**Supplied material:**
>>>>

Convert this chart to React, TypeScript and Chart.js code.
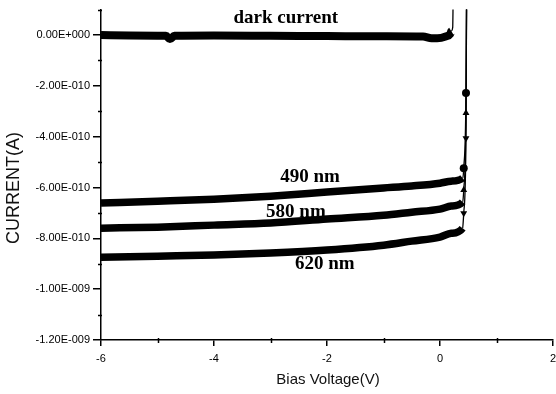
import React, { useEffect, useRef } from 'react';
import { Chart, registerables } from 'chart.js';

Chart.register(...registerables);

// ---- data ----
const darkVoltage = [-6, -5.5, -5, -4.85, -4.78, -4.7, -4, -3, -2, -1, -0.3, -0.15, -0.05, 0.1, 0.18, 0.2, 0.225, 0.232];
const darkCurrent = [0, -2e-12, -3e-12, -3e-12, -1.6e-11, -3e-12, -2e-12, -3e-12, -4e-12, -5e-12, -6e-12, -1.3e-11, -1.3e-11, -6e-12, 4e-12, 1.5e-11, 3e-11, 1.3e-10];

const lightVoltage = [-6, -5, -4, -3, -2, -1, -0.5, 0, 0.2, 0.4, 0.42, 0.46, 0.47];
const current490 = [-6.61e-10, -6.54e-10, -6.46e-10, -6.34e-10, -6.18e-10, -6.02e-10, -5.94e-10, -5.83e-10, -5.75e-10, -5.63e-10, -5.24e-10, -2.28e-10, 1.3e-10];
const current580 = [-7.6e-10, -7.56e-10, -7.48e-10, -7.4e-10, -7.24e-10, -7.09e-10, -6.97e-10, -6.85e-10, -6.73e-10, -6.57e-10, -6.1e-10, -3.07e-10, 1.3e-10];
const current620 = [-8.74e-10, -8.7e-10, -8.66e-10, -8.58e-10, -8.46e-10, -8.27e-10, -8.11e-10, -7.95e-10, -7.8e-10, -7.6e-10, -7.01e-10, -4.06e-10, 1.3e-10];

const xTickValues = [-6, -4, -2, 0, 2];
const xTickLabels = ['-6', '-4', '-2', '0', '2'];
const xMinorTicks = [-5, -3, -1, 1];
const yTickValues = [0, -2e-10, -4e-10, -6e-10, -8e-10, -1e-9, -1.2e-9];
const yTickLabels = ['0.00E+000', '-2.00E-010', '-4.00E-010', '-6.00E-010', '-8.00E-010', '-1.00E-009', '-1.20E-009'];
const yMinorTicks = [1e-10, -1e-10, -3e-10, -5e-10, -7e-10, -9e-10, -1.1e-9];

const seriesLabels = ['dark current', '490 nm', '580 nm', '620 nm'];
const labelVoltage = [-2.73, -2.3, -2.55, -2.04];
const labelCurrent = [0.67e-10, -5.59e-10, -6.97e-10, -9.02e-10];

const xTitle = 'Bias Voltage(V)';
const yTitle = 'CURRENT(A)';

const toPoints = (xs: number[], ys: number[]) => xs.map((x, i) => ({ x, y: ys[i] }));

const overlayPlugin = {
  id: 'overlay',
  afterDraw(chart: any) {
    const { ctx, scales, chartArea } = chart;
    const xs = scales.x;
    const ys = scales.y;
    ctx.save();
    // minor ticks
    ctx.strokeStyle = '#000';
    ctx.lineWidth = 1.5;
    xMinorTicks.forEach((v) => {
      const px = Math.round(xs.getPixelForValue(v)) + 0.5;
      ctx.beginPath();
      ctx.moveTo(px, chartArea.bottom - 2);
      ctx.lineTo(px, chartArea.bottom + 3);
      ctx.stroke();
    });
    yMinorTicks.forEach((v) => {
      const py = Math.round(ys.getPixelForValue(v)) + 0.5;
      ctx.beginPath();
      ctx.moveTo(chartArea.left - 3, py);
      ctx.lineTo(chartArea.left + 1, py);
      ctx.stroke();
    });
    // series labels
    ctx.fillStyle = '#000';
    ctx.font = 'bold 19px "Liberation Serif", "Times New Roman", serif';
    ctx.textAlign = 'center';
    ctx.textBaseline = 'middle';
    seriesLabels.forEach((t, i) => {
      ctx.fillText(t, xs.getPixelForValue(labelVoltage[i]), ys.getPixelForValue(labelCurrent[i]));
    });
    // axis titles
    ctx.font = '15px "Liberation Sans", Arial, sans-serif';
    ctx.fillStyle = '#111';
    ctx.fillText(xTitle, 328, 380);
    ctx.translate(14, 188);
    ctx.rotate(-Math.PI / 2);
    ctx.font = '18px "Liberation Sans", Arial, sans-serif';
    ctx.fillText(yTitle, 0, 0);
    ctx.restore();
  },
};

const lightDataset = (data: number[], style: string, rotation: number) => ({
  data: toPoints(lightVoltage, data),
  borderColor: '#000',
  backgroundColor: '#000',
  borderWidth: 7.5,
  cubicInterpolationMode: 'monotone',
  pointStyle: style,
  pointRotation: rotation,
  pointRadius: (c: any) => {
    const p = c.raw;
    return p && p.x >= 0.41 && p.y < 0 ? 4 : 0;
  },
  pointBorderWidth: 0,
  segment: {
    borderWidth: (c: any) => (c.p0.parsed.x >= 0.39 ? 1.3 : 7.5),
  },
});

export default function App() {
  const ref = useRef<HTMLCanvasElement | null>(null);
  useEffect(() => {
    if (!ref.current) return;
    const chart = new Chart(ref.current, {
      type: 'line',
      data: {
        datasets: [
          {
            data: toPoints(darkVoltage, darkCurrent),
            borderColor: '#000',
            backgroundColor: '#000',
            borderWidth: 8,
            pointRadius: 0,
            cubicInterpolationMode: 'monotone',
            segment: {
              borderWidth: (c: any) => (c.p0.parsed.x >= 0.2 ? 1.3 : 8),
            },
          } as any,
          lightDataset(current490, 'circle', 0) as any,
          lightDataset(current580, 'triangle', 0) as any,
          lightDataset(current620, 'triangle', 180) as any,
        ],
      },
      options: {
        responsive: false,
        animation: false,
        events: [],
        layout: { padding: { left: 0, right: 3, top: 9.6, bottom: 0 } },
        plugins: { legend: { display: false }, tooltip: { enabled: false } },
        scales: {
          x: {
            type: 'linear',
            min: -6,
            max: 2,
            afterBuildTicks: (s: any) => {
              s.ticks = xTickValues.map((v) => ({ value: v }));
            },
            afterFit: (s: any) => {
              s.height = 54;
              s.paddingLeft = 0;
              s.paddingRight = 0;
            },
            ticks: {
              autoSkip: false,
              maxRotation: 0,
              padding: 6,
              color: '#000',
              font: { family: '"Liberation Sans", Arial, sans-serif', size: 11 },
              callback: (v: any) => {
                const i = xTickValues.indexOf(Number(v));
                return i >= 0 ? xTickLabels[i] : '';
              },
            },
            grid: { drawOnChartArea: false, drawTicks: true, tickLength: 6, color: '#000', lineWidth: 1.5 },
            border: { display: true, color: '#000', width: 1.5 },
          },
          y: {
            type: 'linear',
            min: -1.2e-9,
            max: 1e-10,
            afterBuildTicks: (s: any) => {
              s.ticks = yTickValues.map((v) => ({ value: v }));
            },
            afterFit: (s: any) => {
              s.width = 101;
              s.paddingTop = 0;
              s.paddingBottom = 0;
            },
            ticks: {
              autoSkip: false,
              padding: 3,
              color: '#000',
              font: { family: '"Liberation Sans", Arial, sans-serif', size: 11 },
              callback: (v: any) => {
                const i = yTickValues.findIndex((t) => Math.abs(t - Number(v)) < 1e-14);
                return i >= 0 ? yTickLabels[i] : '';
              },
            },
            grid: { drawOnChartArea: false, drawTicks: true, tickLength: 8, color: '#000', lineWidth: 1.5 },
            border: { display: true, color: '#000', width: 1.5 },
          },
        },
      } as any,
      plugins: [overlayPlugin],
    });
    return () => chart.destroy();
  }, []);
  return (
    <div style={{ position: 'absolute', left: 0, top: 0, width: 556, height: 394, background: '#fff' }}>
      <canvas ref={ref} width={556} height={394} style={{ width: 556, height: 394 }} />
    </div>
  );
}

<<<<

Leave out the pictures and retype every line above exactly.

Convert this chart to React, TypeScript and Chart.js code.
import React, { useEffect, useRef } from 'react';
import { Chart, registerables } from 'chart.js';

Chart.register(...registerables);

// ---- data ----
const darkVoltage = [-6, -5.5, -5, -4.85, -4.78, -4.7, -4, -3, -2, -1, -0.3, -0.15, -0.05, 0.1, 0.18, 0.2, 0.225, 0.232];
const darkCurrent = [0, -2e-12, -3e-12, -3e-12, -1.6e-11, -3e-12, -2e-12, -3e-12, -4e-12, -5e-12, -6e-12, -1.3e-11, -1.3e-11, -6e-12, 4e-12, 1.5e-11, 3e-11, 1.3e-10];

const lightVoltage = [-6, -5, -4, -3, -2, -1, -0.5, 0, 0.2, 0.4, 0.42, 0.46, 0.47];
const current490 = [-6.61e-10, -6.54e-10, -6.46e-10, -6.34e-10, -6.18e-10, -6.02e-10, -5.94e-10, -5.83e-10, -5.75e-10, -5.63e-10, -5.24e-10, -2.28e-10, 1.3e-10];
const current580 = [-7.6e-10, -7.56e-10, -7.48e-10, -7.4e-10, -7.24e-10, -7.09e-10, -6.97e-10, -6.85e-10, -6.73e-10, -6.57e-10, -6.1e-10, -3.07e-10, 1.3e-10];
const current620 = [-8.74e-10, -8.7e-10, -8.66e-10, -8.58e-10, -8.46e-10, -8.27e-10, -8.11e-10, -7.95e-10, -7.8e-10, -7.6e-10, -7.01e-10, -4.06e-10, 1.3e-10];

const xTickValues = [-6, -4, -2, 0, 2];
const xTickLabels = ['-6', '-4', '-2', '0', '2'];
const xMinorTicks = [-5, -3, -1, 1];
const yTickValues = [0, -2e-10, -4e-10, -6e-10, -8e-10, -1e-9, -1.2e-9];
const yTickLabels = ['0.00E+000', '-2.00E-010', '-4.00E-010', '-6.00E-010', '-8.00E-010', '-1.00E-009', '-1.20E-009'];
const yMinorTicks = [1e-10, -1e-10, -3e-10, -5e-10, -7e-10, -9e-10, -1.1e-9];

const seriesLabels = ['dark current', '490 nm', '580 nm', '620 nm'];
const labelVoltage = [-2.73, -2.3, -2.55, -2.04];
const labelCurrent = [0.67e-10, -5.59e-10, -6.97e-10, -9.02e-10];

const xTitle = 'Bias Voltage(V)';
const yTitle = 'CURRENT(A)';

const toPoints = (xs: number[], ys: number[]) => xs.map((x, i) => ({ x, y: ys[i] }));

const overlayPlugin = {
  id: 'overlay',
  afterDraw(chart: any) {
    const { ctx, scales, chartArea } = chart;
    const xs = scales.x;
    const ys = scales.y;
    ctx.save();
    // minor ticks
    ctx.strokeStyle = '#000';
    ctx.lineWidth = 1.5;
    xMinorTicks.forEach((v) => {
      const px = Math.round(xs.getPixelForValue(v)) + 0.5;
      ctx.beginPath();
      ctx.moveTo(px, chartArea.bottom - 2);
      ctx.lineTo(px, chartArea.bottom + 3);
      ctx.stroke();
    });
    yMinorTicks.forEach((v) => {
      const py = Math.round(ys.getPixelForValue(v)) + 0.5;
      ctx.beginPath();
      ctx.moveTo(chartArea.left - 3, py);
      ctx.lineTo(chartArea.left + 1, py);
      ctx.stroke();
    });
    // series labels
    ctx.fillStyle = '#000';
    ctx.font = 'bold 19px "Liberation Serif", "Times New Roman", serif';
    ctx.textAlign = 'center';
    ctx.textBaseline = 'middle';
    seriesLabels.forEach((t, i) => {
      ctx.fillText(t, xs.getPixelForValue(labelVoltage[i]), ys.getPixelForValue(labelCurrent[i]));
    });
    // axis titles
    ctx.font = '15px "Liberation Sans", Arial, sans-serif';
    ctx.fillStyle = '#111';
    ctx.fillText(xTitle, 328, 380);
    ctx.translate(14, 188);
    ctx.rotate(-Math.PI / 2);
    ctx.font = '18px "Liberation Sans", Arial, sans-serif';
    ctx.fillText(yTitle, 0, 0);
    ctx.restore();
  },
};

const lightDataset = (data: number[], style: string, rotation: number) => ({
  data: toPoints(lightVoltage, data),
  borderColor: '#000',
  backgroundColor: '#000',
  borderWidth: 7.5,
  cubicInterpolationMode: 'monotone',
  pointStyle: style,
  pointRotation: rotation,
  pointRadius: (c: any) => {
    const p = c.raw;
    return p && p.x >= 0.41 && p.y < 0 ? 4 : 0;
  },
  pointBorderWidth: 0,
  segment: {
    borderWidth: (c: any) => (c.p0.parsed.x >= 0.39 ? 1.3 : 7.5),
  },
});

export default function App() {
  const ref = useRef<HTMLCanvasElement | null>(null);
  useEffect(() => {
    if (!ref.current) return;
    const chart = new Chart(ref.current, {
      type: 'line',
      data: {
        datasets: [
          {
            data: toPoints(darkVoltage, darkCurrent),
            borderColor: '#000',
            backgroundColor: '#000',
            borderWidth: 8,
            pointRadius: 0,
            cubicInterpolationMode: 'monotone',
            segment: {
              borderWidth: (c: any) => (c.p0.parsed.x >= 0.2 ? 1.3 : 8),
            },
          } as any,
          lightDataset(current490, 'circle', 0) as any,
          lightDataset(current580, 'triangle', 0) as any,
          lightDataset(current620, 'triangle', 180) as any,
        ],
      },
      options: {
        responsive: false,
        animation: false,
        events: [],
        layout: { padding: { left: 0, right: 3, top: 9.6, bottom: 0 } },
        plugins: { legend: { display: false }, tooltip: { enabled: false } },
        scales: {
          x: {
            type: 'linear',
            min: -6,
            max: 2,
            afterBuildTicks: (s: any) => {
              s.ticks = xTickValues.map((v) => ({ value: v }));
            },
            afterFit: (s: any) => {
              s.height = 54;
              s.paddingLeft = 0;
              s.paddingRight = 0;
            },
            ticks: {
              autoSkip: false,
              maxRotation: 0,
              padding: 6,
              color: '#000',
              font: { family: '"Liberation Sans", Arial, sans-serif', size: 11 },
              callback: (v: any) => {
                const i = xTickValues.indexOf(Number(v));
                return i >= 0 ? xTickLabels[i] : '';
              },
            },
            grid: { drawOnChartArea: false, drawTicks: true, tickLength: 6, color: '#000', lineWidth: 1.5 },
            border: { display: true, color: '#000', width: 1.5 },
          },
          y: {
            type: 'linear',
            min: -1.2e-9,
            max: 1e-10,
            afterBuildTicks: (s: any) => {
              s.ticks = yTickValues.map((v) => ({ value: v }));
            },
            afterFit: (s: any) => {
              s.width = 101;
              s.paddingTop = 0;
              s.paddingBottom = 0;
            },
            ticks: {
              autoSkip: false,
              padding: 3,
              color: '#000',
              font: { family: '"Liberation Sans", Arial, sans-serif', size: 11 },
              callback: (v: any) => {
                const i = yTickValues.findIndex((t) => Math.abs(t - Number(v)) < 1e-14);
                return i >= 0 ? yTickLabels[i] : '';
              },
            },
            grid: { drawOnChartArea: false, drawTicks: true, tickLength: 8, color: '#000', lineWidth: 1.5 },
            border: { display: true, color: '#000', width: 1.5 },
          },
        },
      } as any,
      plugins: [overlayPlugin],
    });
    return () => chart.destroy();
  }, []);
  return (
    <div style={{ position: 'absolute', left: 0, top: 0, width: 556, height: 394, background: '#fff' }}>
      <canvas ref={ref} width={556} height={394} style={{ width: 556, height: 394 }} />
    </div>
  );
}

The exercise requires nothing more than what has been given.